1.16.2009

Where is your Heart?

This week, I was able to check off one of the books on my "want to read" list. It was called "Keeping Our Children's Hearts" by Teri Maxwell. An excellent book in many ways, it caused me to have a bit of introspection. One of the points she made in the book is that we can't expect to capture or keep our children's hearts, unless our children first have our hearts. Easy, right? Of course my children have my heart. I am a mother, isn't it only natural? I mean, my every day is dedicated to them...I care for them, sacrifice for them, even homeschool. Then she asked a simple question that really caused some introspection...."What do you do in your free time?" If I was honest with myself, I have to admit, I LOVE the computer. I spend almost 6 out of 7 days in my home, do the majority of my shopping online (what little I do), book tickets, take care of business, research and order homeschool materials, almost everything. I also correspond with other moms, which is something I very much enjoy. But when I thought more deeply about it, I realized that almost every free moment I had was spent on the computer. Sure, I spend plenty of my time with the kids or cleaning house, but what I realized was that, as soon as I had free time, I didn't always DESIRE to play with kids. I DESIRED to get on the computer. Furthermore, she asked how we reacted if we were on "free time" and our children interupted for a moment. Irritated? Angry? Or understanding and loving? She wasn't saying that we can't have free time or that EVERY moment of a mother's day must be with spent with our children. She was simply trying to make the point that sometimes we, as mothers, do not FULLY give our children our hearts, and that must be the first step if we are to gain theirs with the intent of leading them in the instruction of the Lord.

So the past few days, I have been challenging myself to do better. I have made more of a point to be more verbally thankful of my children during my prayer time, to be more encouraging and smile more when dealing directly with my children, to spend more time holding and interacting with A, and to do more of the "silly" (sometimes monotonous) games that so thrills JR and M. Another challenge I have decided to take on is to rise earlier in the morning. You have to understand that I am a TOTAL and complete night owl. I despise mornings, wish we could totally skip mornings and just jump straight to afternoon. I have always been this way, and the biggest struggle of my entire day happens every morning as I try to drag myself out of bed. Then it takes me a good hour to really wake up and get my brain fully functional (maybe I should learn to like coffee?) Not to make excuses, but I have truly wondered if this is related to my being a Type 1 diabetic. Although I am healthy, my body must often work twice as hard as the average "normal" person. If I happen to have a bad night with high or low blood sugars, it can take more than a day for me to fully recover. I just feel "blah" and worn out.
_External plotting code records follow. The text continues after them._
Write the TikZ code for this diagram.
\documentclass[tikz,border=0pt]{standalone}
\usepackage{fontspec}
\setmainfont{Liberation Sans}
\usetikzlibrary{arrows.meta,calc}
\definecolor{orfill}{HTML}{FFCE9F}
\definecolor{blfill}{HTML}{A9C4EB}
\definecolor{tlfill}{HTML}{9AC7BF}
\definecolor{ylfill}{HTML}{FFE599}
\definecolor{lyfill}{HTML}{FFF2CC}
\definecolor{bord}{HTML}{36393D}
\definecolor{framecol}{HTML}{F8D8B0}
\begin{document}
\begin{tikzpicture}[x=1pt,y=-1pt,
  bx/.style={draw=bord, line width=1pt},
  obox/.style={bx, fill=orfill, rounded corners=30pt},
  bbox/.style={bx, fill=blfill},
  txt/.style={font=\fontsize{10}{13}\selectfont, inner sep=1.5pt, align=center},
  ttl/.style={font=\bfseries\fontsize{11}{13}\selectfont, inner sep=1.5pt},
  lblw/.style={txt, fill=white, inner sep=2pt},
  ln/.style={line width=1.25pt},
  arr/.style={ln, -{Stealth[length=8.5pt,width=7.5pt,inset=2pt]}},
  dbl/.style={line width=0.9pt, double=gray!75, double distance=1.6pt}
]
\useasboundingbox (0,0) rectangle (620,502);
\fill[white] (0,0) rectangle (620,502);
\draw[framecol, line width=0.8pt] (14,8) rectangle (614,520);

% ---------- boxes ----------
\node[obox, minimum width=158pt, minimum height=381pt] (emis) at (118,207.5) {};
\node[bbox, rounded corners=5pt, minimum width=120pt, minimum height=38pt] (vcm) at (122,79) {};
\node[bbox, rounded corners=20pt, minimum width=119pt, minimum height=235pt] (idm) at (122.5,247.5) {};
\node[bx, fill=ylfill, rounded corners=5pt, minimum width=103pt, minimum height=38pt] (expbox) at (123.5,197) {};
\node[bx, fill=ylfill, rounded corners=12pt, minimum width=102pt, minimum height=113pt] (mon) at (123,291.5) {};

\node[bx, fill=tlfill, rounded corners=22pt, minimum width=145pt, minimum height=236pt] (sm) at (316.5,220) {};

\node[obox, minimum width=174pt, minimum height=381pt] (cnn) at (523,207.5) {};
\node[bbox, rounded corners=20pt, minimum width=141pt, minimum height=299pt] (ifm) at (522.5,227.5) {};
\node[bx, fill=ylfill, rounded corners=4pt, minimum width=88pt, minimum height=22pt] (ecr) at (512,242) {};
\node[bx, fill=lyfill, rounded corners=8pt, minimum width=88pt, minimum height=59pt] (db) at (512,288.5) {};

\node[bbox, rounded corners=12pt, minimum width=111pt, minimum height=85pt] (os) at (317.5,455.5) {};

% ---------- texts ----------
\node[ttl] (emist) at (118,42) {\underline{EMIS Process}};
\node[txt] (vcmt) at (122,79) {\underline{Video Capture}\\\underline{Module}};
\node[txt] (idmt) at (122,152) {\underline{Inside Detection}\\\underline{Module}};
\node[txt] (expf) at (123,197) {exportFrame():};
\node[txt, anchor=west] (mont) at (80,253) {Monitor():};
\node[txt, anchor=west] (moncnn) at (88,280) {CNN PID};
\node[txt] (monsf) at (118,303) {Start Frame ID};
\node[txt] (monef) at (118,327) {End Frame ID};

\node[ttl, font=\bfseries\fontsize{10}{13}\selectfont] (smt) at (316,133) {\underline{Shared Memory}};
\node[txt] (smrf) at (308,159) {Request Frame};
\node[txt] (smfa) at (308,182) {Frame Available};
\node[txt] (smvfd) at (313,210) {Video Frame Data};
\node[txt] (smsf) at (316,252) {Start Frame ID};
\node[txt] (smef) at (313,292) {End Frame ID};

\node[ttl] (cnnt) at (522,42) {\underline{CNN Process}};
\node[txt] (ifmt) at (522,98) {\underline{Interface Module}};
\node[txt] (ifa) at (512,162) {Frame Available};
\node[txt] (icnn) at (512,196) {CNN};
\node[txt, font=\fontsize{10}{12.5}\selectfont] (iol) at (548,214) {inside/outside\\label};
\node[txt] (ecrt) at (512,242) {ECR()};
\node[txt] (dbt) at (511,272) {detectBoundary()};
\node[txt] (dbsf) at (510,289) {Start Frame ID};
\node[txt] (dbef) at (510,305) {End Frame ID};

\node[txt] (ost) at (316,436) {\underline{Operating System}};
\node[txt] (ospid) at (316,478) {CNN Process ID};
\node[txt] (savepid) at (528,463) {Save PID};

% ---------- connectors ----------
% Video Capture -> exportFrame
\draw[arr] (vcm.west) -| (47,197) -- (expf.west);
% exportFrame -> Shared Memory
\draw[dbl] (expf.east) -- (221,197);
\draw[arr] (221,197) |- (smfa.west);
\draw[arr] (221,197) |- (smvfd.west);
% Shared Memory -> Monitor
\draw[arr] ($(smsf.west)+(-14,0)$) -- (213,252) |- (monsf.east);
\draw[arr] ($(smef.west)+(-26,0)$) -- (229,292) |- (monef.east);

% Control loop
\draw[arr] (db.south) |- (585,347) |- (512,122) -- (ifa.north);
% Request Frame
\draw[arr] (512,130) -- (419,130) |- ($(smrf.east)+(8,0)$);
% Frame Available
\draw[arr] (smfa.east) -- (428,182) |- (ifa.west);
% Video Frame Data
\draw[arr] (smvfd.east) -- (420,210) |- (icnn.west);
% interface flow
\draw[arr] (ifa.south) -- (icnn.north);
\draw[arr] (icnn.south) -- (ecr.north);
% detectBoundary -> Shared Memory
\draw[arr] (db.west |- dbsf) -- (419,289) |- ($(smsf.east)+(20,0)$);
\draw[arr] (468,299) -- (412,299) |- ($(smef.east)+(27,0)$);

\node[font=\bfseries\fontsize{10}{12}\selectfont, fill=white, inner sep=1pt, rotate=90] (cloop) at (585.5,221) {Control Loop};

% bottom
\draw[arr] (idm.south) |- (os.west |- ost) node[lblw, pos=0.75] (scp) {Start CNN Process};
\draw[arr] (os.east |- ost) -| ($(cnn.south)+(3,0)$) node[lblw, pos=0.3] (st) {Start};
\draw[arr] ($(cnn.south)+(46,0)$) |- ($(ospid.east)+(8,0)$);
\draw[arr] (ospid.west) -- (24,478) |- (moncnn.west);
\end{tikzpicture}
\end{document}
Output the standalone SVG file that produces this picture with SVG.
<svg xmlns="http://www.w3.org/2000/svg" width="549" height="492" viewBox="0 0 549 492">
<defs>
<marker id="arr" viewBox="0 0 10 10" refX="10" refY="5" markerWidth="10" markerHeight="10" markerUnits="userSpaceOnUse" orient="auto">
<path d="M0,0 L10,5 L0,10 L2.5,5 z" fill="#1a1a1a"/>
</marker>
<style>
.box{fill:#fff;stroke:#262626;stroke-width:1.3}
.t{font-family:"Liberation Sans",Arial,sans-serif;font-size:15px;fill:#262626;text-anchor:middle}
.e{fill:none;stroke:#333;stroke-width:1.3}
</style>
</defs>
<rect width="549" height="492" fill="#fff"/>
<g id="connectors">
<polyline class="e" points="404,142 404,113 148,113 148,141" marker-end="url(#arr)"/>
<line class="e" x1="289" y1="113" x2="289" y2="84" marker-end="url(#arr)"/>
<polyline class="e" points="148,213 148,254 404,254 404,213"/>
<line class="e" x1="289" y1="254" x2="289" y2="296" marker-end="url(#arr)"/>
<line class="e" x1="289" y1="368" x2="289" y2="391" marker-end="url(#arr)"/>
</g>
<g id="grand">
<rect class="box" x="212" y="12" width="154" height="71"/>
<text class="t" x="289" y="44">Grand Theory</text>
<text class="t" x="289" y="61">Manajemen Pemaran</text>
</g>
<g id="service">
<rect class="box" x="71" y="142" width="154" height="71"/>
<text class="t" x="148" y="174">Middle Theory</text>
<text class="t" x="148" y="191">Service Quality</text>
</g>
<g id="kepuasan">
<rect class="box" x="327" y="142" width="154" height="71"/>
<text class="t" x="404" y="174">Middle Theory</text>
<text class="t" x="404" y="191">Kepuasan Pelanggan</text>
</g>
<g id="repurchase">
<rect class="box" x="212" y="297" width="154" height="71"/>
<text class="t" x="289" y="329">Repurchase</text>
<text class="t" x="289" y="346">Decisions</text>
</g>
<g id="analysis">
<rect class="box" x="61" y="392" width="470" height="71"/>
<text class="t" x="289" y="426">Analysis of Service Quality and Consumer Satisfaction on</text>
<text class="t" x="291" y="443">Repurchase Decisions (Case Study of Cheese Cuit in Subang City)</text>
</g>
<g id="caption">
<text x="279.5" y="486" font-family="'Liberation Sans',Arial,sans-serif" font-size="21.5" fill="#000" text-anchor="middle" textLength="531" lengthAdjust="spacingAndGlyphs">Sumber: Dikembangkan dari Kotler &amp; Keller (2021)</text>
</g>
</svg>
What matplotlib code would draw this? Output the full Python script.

Then again, perhaps this a totally normal thing that can be re-trained. I honestly don't know. Nonetheless, she pointed out that if we truly want to do something we enjoy, then just try to do it before the children arise. Although my kids wake WAAYY before I do, we have taught them to stay in their room until 7 am. So, my new goal is to get up around 6, have a quiet time with the Lord, do some work on the computer, then start my day.

This morning was my first official attempt. I didn't actually wake up until around 6:30, then spent 10 minutes arguing with myself. "You can do this! (Go back to sleep!) You will be so happy with yourself! (Just 15 more minutes!) You can get some housework done before the kids are up! (Who wants to do housework before 7!)...." Finally, I managed to drag myself out of bed around 6:40. I got dressed, picked my room up a bit, and then, about 6:50, this walked in:

I absolutely could not resist that adorable little face! I invited her to join me on my bed for some cuddle time. Which she immediately accepted. So, for 10 minutes, we sat together, just snuggling and talking, and I can honestly say we both enjoyed it immensely. In a home with 3 children (soon to be 4), things can hectic, and I do cherish the occasional individual moments with them. So although my morning wasn't a complete success in terms of my goal, I took the first step. And I can't think of a better reward than a private smile and hug from one of my kids!